Em entrevista a uma das televisões (não me lembro bem qual, peço desculpa), José Manuel Pureza, ex-líder do grupo parlamentar do BE, afirmou, mais ou menos em jeito de explicação para os fracos resultados eleitorais do partido, que o discurso sobre as questões económicas tinha assumido o papel principal do debate político. Nada de que devesse surpreender quem quer que fosse, acrescentarei, e numa pequena nota no "twitter" mencionei não ter o BE não sabido dar resposta a tal mudança. Ora vejamos...
O segredo do êxito do Bloco de Esquerda residiu, fundamentalmente, na sua capacidade para responder a um país que se "urbanizou", que se terciarizou; aos problemas de muitos portugueses, urbanos e com algum grau de instrução, pós-modernos (chamemos-lhes assim por comodidade de raciocínio) que não se reviam numa sociedade conservadora, de raiz rural e ainda muito influenciada por essa mesma ruralidade. Mais ainda, soube responder também a uma sociedade pós-industrial e que, por isso mesmo, também já não se revia nos métodos e projecto pelo PCP. Não é por acaso - é antes bem sintomático - que essa resposta tivesse passado também por gente como Miguel Portas, Ana Drago e Joana Amaral Dias, oriundos de uma classe social média-alta, instruída e com uma imagem de grande sofisticação na qual muitos jovens, e também alguns menos jovens, urbanos se reviam. Foi esta a "oportunidade de negócio" (vamos chamar-lhe assim) inicial do BE, potenciada por uma deriva conservadora nos costumes assumida pelo PS do católico António Guterres.
O problema é que resolvida uma parte importante destas questões de costumes, onde o BE teve papel relevante forçando o PS a tomá-las como suas, quando as "tais" questões de carácter económico passaram a dominar, a ortodoxia do BE, ou das suas organizações fundadoras, não conseguiu dar resposta àquele que tinha passado a constituir-se como o seu "grupo-alvo". Porquê? Porque me parece bem que se os jovens e até os "não assim tão jovens" urbanos e suburbanos se preocupam bastante com a precariedade e, principalmente, com a falta de oportunidades para as suas qualificações, são, também e simultâneamente, gente liberal e individualista, anti-autoritária, sem o grande sentido colectivista que o trabalho na indústria ou como assalariado rural moldava "in illo tempore". Na prática, parece-me ser gente para quem pouco importa a CP, a TAP, ou a RTP sejam públicas ou privadas, para os quais a questão da segurança social pública ou privada (muitos são precários e nunca tiveram sequer acesso a subsídio de desemprego) ou do SNS são questões, para já, não excessivamente mobilizadoras, para os quais a passagem pelo ensino público - para os que não frequentaram o privado - não terá deixado grandes saudades e para quem as ideias de Marx e Lénin nada dizem e o anti-capitalismo é imediatamente relacionado com sociedades autoritárias e claustrofóbicas nas quais não se reconhecem e onde nunca gostariam de viver. Daí que as propostas do BE no área económica, a sua aproximação ao PCP e até o seu apoio ao "conservador" Manuel Alegre possa ter sido mal compreendido e aceite com desconfiança. Daí que alguns dos votantes do BE, em eleições passadas, tendo rejeitado o conservadorismo de Ferreira Leite, se possam mesmo ter sentido atraídos pelos auto-proclamados ultra-liberalismo de Passos Coelho, que até foi casado com uma das Doce e em tempos se tinha manifestado a favor da adopção por casais homossexuais.

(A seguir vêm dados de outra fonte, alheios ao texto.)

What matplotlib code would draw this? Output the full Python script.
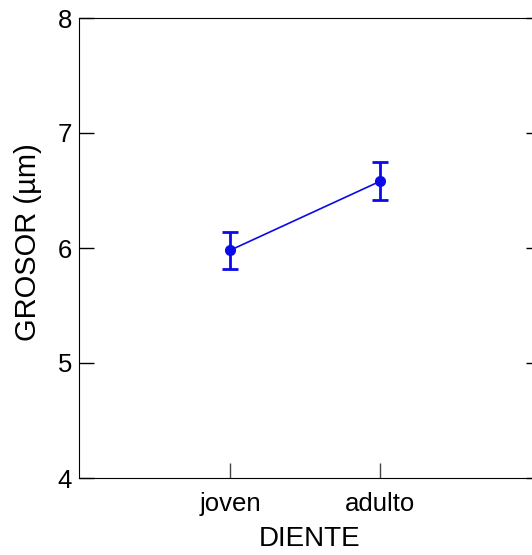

Claro que o actual BE marxista-leninista, anti-capitalista do PSR e da UDP, nunca poderá abandonar os seus ortodoxos princípios de base em matéria económica, o que prevejo possa conduzir ao seu quase desaparecimento. Mas seria bom que militantes oriundos da Política XXI e outros, como Daniel Oliveira, Miguel Portas e até a sempre demasiado sectária Joana Amaral Dias, perdessem (ou ganhassem) alguns minutos do seu tempo a pensar sobre estas questões. Aliás, quer-me mesmo parecer que qualquer possibilidade futura, a prazo mais ou menos longo, de um novo governo de centro-esquerda, liderado pelo PS, passará muito pelo que acontecer na área política actualmente ocupada pelo BE.